Other traditional Open venues have aligned themselves with the PGA Championship in recent years. Sometimes hosting the PGA comes along with the package deal of getting to host the Ryder Cup. This is the Oakland Hills scenario, site of this year”s PGA and the 2004 Ryder Cup. Medinah has hosted the 1999 and 2006 PGA and will be the site of the 2012 Ryder Cup.
Although there is no fifth major, for the longest time the PGA was considered the “fourth” major, the weak sister of the majors. The PGA had a lot of one-hit wonder golf courses that were poorly suited to host a major, and once they did, it was the last time we ever saw them.
During the modern era, the PGA has been held at such places as Laurel Valley, Columbine, Pecan Valley, NCR Country Club, Tanglewood, Oak Tree, Kemper Lakes and Crooked Stick.
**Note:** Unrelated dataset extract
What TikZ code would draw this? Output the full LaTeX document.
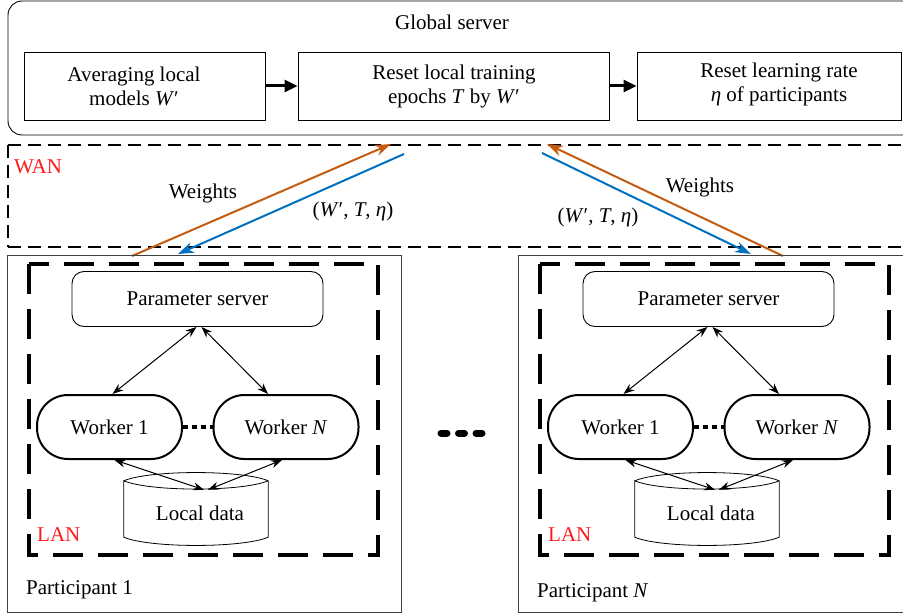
\documentclass[tikz,border=0pt]{standalone}
\usepackage{fontspec}
\setmainfont{Liberation Serif}
\usetikzlibrary{arrows.meta,calc}
\definecolor{worange}{HTML}{C55A11}
\definecolor{wblue}{HTML}{0070C0}
\definecolor{lanred}{HTML}{FF1A1A}
\begin{document}
\begin{tikzpicture}[x=1pt,y=-1pt,
  font=\fontsize{21}{24}\selectfont,
  tbox/.style={draw, line width=0.9pt, minimum height=68pt, inner sep=0pt},
  bigarrow/.style={line width=3pt, -{Triangle[length=13pt,width=12pt]}},
  wandash/.style={line width=2pt, dash pattern=on 13pt off 7pt},
  landash/.style={line width=4pt, dash pattern=on 30pt off 15pt},
  pbox/.style={draw=black!75, line width=1pt, minimum width=394pt, minimum height=357pt, inner sep=0pt},
  psbox/.style={draw, line width=0.9pt, rounded corners=12pt, minimum width=251pt, minimum height=55pt, inner sep=0pt},
  worker/.style={draw, line width=2pt, rounded corners=31pt, minimum width=145pt, minimum height=64pt, inner sep=0pt},
  datanode/.style={minimum width=144pt, minimum height=72pt, inner sep=0pt},
  warrow/.style={line width=2pt, -{Stealth[length=16pt,width=11pt]}},
  larrow/.style={line width=1pt, {Stealth[length=11pt,width=8pt]}-{Stealth[length=11pt,width=8pt]}},
  redlabel/.style={text=lanred, anchor=west, inner sep=0pt},
  plabel/.style={anchor=west, inner sep=0pt}
]
\useasboundingbox (0,0) rectangle (903,615);

% Global server
\draw[line width=0.9pt, rounded corners=14pt] (8,1) rectangle (925,135);
\node (gstitle) at (452,22) {Global server};
\node[tbox, minimum width=241pt] (b1) at (144.5,86) {};
\node[tbox, minimum width=311pt] (b2) at (453.5,86) {};
\node[tbox, minimum width=264pt] (b3) at (769,86) {};
\node[align=center] (b1t) at (134,86) {Averaging local\\models \textit{W}′};
\node[align=center] (b2t) at (454,86) {Reset local training\\epochs \textit{T} by \textit{W}′};
\node[align=center] (b3t) at (779,84) {Reset learning rate\\\textit{η} of participants};
\draw[bigarrow] (b1.east) -- (b2.west);
\draw[bigarrow] (b2.east) -- (b3.west);

% WAN
\draw[wandash] (8,145) -- (915,145);
\draw[wandash] (8,247) -- (915,247);
\draw[wandash] (8,145) -- (8,247);
\node[redlabel] (wan) at (14,167) {WAN};

% WAN arrows
\coordinate (o1s) at (132,256);
\coordinate (o1e) at (391,144);
\coordinate (c1s) at (404,154);
\coordinate (c1e) at (178,254);
\coordinate (o2s) at (783,256);
\coordinate (o2e) at (547,144);
\coordinate (c2s) at (542,153);
\coordinate (c2e) at (751,254);
\draw[warrow, worange] (o1s) -- (o1e);
\draw[warrow, wblue] (c1s) -- (c1e);
\draw[warrow, worange] (o2s) -- (o2e);
\draw[warrow, wblue] (c2s) -- (c2e);
\node (wl1) at (203,193) {Weights};
\node (pl1) at (353,211) {(\textit{W}′, \textit{T}, \textit{η})};
\node (wl2) at (700,187) {Weights};
\node (pl2) at (598,217) {(\textit{W}′, \textit{T}, \textit{η})};

% middle dots
\draw[line width=7pt, line cap=round, dash pattern=on 6pt off 11.5pt] (441,433) -- (483,433);

% participants
\foreach \s/\sx/\lab/\ly in {A/0/1/590, B/511/\textit{N}/593} {
\begin{scope}[xshift=\sx pt]
  \node[pbox] (p\s) at (204,433.5) {};
  \draw[landash] (29,264) rectangle (378,555);
  \node[redlabel] (lan\s) at (37,535) {LAN};
  \node[plabel] (pt\s) at (26,\ly) {Participant \lab};
  \node[psbox] (ps\s) at (197.5,299) {Parameter server};
  \node[worker] (wa\s) at (109.5,427) {Worker 1};
  \node[worker] (wn\s) at (286,427) {Worker \textit{N}};
  \draw[line width=4pt, dash pattern=on 5pt off 4pt] (wa\s.east) -- (wn\s.west);
  \node[datanode] (ld\s) at (196,509) {};
  \node (ldt\s) at (200,513) {Local data};
  \draw[line width=0.8pt]
    ([shift={(0,8)}]ld\s.north west) -- ([shift={(0,-8)}]ld\s.south west)
    .. controls ([shift={(26,3)}]ld\s.south west) and ([shift={(-26,3)}]ld\s.south east) .. ([shift={(0,-8)}]ld\s.south east)
    -- ([shift={(0,8)}]ld\s.north east)
    .. controls ([shift={(-26,-3)}]ld\s.north east) and ([shift={(26,-3)}]ld\s.north west) .. ([shift={(0,8)}]ld\s.north west)
    .. controls ([shift={(26,19)}]ld\s.north west) and ([shift={(-26,19)}]ld\s.north east) .. ([shift={(0,8)}]ld\s.north east);
  \draw[larrow] ([xshift=-1pt]ps\s.south) -- ([xshift=3pt]wa\s.north);
  \draw[larrow] ([xshift=4pt]ps\s.south) -- ([xshift=-18pt]wn\s.north);
  \draw[larrow] ([xshift=5pt]wa\s.south) -- ([shift={(8,17)}]ld\s.north);
  \draw[larrow] ([xshift=-4pt]wn\s.south) -- ([shift={(12,17)}]ld\s.north);
\end{scope}
}
\end{tikzpicture}
\end{document}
In the 1990s, the PGA started going to traditional U.S. Open sites such as Inverness, Southern Hills, Winged Foot, Medinah, Atlanta Athletic, Hazeltine, Oak Hill and Baltusrol. The courses were set up more fair than when they were U.S. Open venues and the professionals favored the way the PGA of America ran its championship.
The PGA also mimicked the route taken by the Open folks when they added Whistling Straits to its rotation. A new Pete Dye course north of Milwaukee, Whistling Straits is a visually beautiful course that proved itself to be a stern test of golf as evidenced by Vijay Singh”s overtime win over Justin Leonard and Chris DiMarco in 2004. It will host the PGA again in 2010 and 2015.
In keeping with the newness tradition, the 2012 PGA visits another Pete Dye course, the Kiawah Island Resort in coastal South Carolina. Kiawah hosted the 1991 Ryder Cup and should be a fascinating venue for a major championship.
The summer majors are just around the corner. Will Torrey Pines show itself to be another Bethpage, the 2002 U.S. Open site, or will it fall flat like Olympia Fields, the 2003 Open venue that will probably never again be visited? We”ll know the answer in just two more weeks.